The final slide of the deck is a great example of that last point. It seems to be a rallying cry, but there are also several other rallying cries here (see slides 2, 4, 8, 19). Such slides can be a powerful storytelling device, but they need to be used sparingly.

The challenge I have with this one is two-fold: Nowhere in this deck does the company really explain what “equity” means in this case, nor does it segment its audience into “thrifters.” So instead of being a rousing finale, the final slide just leaves me confused. That’s not really the impression you want to leave with your investment pitch.

A final note

If you are one of the founders of the Palau Project, I realize this tear-down may be hard to read. I see the passion the team has for this problem space and the project. And I know that it can be absolutely brutal out there on the fundraising circuit. I hope this helps this team — and others — understand what investors are looking for and how to tell those stories.

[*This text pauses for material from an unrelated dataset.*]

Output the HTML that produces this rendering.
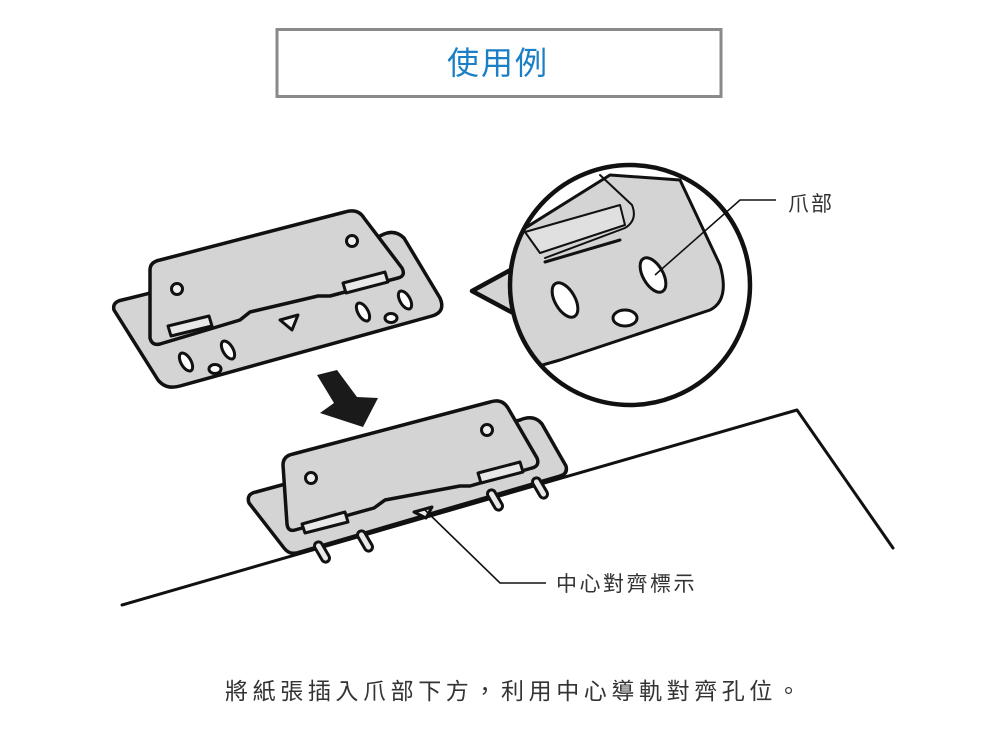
<!DOCTYPE html>
<html><head><meta charset="utf-8"><style>
html,body{margin:0;padding:0;background:#fff;}
body{width:1000px;height:745px;overflow:hidden;position:relative;font-family:"Liberation Sans","Noto Sans CJK TC",sans-serif;}
</style></head><body>
<svg width="1000" height="745" viewBox="0 0 1000 745" xmlns="http://www.w3.org/2000/svg" style="position:absolute;left:0;top:0">
<rect x="277" y="29.5" width="444" height="67" fill="#fff" stroke="#8a8a8a" stroke-width="3"/>
<text x="498" y="74" text-anchor="middle" font-size="32" fill="#1a7fc4" font-family="Liberation Sans, Noto Sans CJK TC, sans-serif" letter-spacing="2">使用例</text>

<g stroke="#111" stroke-width="3.5" stroke-linejoin="round" stroke-linecap="round">
<polyline points="122,605 797,410 893,548" fill="none" stroke-width="3"/>

<path d="M114,310 Q112,302 122,300 L380,236 Q394,228 404,238 L440,298 Q446,312 432,316 L180,386 Q166,390 158,380 Z" fill="#d4d4d4"/>
<path d="M150,270 Q150,262 160,260 L345,212 Q358,208 364,218 L402,268 Q406,276 398,278 L330,296 L318,296 L250,312 L240,320 L160,344 Q152,346 150,338 Z" fill="#d4d4d4"/>
<polygon points="168,326 209,316 212,326 171,336" fill="#e8e8e8" stroke-width="3"/>
<polygon points="343,283 385,272 388,282 346,293" fill="#e8e8e8" stroke-width="3"/>
<circle cx="177" cy="289" r="5.5" fill="#eee" stroke-width="3"/>
<circle cx="352" cy="241" r="5.5" fill="#eee" stroke-width="3"/>
<polygon points="280,320 298,315 292,330" fill="#eee" stroke-width="3"/>
<ellipse cx="186" cy="362" rx="5" ry="10" transform="rotate(-30 186 362)" fill="#fff" stroke-width="3"/>
<ellipse cx="228" cy="350" rx="5" ry="10" transform="rotate(-30 228 350)" fill="#fff" stroke-width="3"/>
<ellipse cx="215" cy="369" rx="6" ry="4.5" fill="#fff" stroke-width="3"/>
<ellipse cx="363" cy="312" rx="5" ry="10" transform="rotate(-30 363 312)" fill="#fff" stroke-width="3"/>
<ellipse cx="405" cy="300" rx="5" ry="10" transform="rotate(-30 405 300)" fill="#fff" stroke-width="3"/>
<ellipse cx="391" cy="318" rx="6" ry="4.5" fill="#fff" stroke-width="3"/>

<polygon points="317,375 337,370 357,397 378,398 363,427 320,413 334,403" fill="#1a1a1a" stroke="none"/>

<path d="M249,503 Q246,494 256,492 L520,420 Q534,414 542,424 L566,466 Q568,474 560,476 L300,552 Q290,556 284,548 Z" fill="#d4d4d4"/>
<path d="M283,465 Q283,456 293,454 L490,402 Q502,398 508,408 L537,458 Q540,466 532,468 L470,486 L460,486 L385,500 L374,508 L295,530 Q288,532 287,524 Z" fill="#d4d4d4"/>
<polygon points="302,524 345,512 348,522 305,533" fill="#e8e8e8" stroke-width="3"/>
<polygon points="478,473 520,462 523,472 481,483" fill="#e8e8e8" stroke-width="3"/>
<circle cx="311" cy="478" r="5.5" fill="#eee" stroke-width="3"/>
<circle cx="487" cy="430" r="5.5" fill="#eee" stroke-width="3"/>
<polygon points="414,512 432,507 426,518" fill="#eee" stroke-width="3"/>
<g fill="#e8e8e8" stroke-width="3">
<rect x="-4" y="-11" width="8" height="22" rx="4" transform="translate(322,552) rotate(-30)"/>
<rect x="-4" y="-11" width="8" height="22" rx="4" transform="translate(365,541) rotate(-30)"/>
<rect x="-4" y="-11" width="8" height="22" rx="4" transform="translate(495,500) rotate(-30)"/>
<rect x="-4" y="-11" width="8" height="22" rx="4" transform="translate(540,488) rotate(-30)"/>
</g>

<!-- zoom bubble -->
<polygon points="525,262 472,291 530,322" fill="#d4d4d4" stroke-width="4.5"/>
<circle cx="630" cy="285" r="120" fill="#fff" stroke="none"/>
<clipPath id="cc"><circle cx="630" cy="285" r="118"/></clipPath>
<g clip-path="url(#cc)">
<path d="M490,250 L610,175 L680,180 L720,265 Q730,300 710,310 L560,360 L490,380 Z" fill="#d4d4d4" stroke-width="3"/>
<path d="M600,175 L632,205 Q638,220 625,228 L545,258" fill="none" stroke-width="2"/>
<path d="M525,232 L620,205 L625,225 L540,253 Z" fill="#e0e0e0" stroke-width="2"/>
<line x1="545" y1="262" x2="620" y2="240" stroke-width="3"/>
<ellipse cx="565" cy="300" rx="10" ry="19" transform="rotate(-30 565 300)" fill="#fff" stroke-width="3"/>
<ellipse cx="653" cy="275" rx="10" ry="19" transform="rotate(-30 653 275)" fill="#fff" stroke-width="3"/>
<ellipse cx="625" cy="318" rx="12" ry="8" fill="#fff" stroke-width="3"/>
</g>
<circle cx="630" cy="285" r="120" fill="none" stroke-width="4.5"/>
</g>

<polyline points="655,275 740,200 776,200" fill="none" stroke="#111" stroke-width="1.6"/>
<polyline points="425,510 500,583 546,583" fill="none" stroke="#111" stroke-width="1.6"/>

<text x="788" y="211" font-size="21" fill="#333" font-family="Liberation Sans, Noto Sans CJK TC, sans-serif" letter-spacing="2">爪部</text>
<text x="556" y="591" font-size="21" fill="#333" font-family="Liberation Sans, Noto Sans CJK TC, sans-serif" letter-spacing="2.5">中心對齊標示</text>
<text x="225" y="699" font-size="23" fill="#333" font-family="Liberation Sans, Noto Sans CJK TC, sans-serif" letter-spacing="4.6">將紙張插入爪部下方，利用中心導軌對齊孔位。</text>
</svg>
</body></html>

When I work with founders with my pitch coaching consultancy, I sometimes advise that they abandon the startup to instead go build their network, skills and experience so they are better positioned to be successful at their company. I know that as a founder, it can often feel like some problems need to be solved by you, right now. Often, that isn’t 100% the truth. The really big problems in the world will still be around five to 10 years from now, and sometimes you need to collect the building blocks to build a foundation to be successful.

What is also true is that founders are legendarily stubborn. If you have to start this company right now, no amount of feedback from some random dude on TechCrunch is going to change your mind. In that case, godspeed, and may you be able to build the world you want to live in.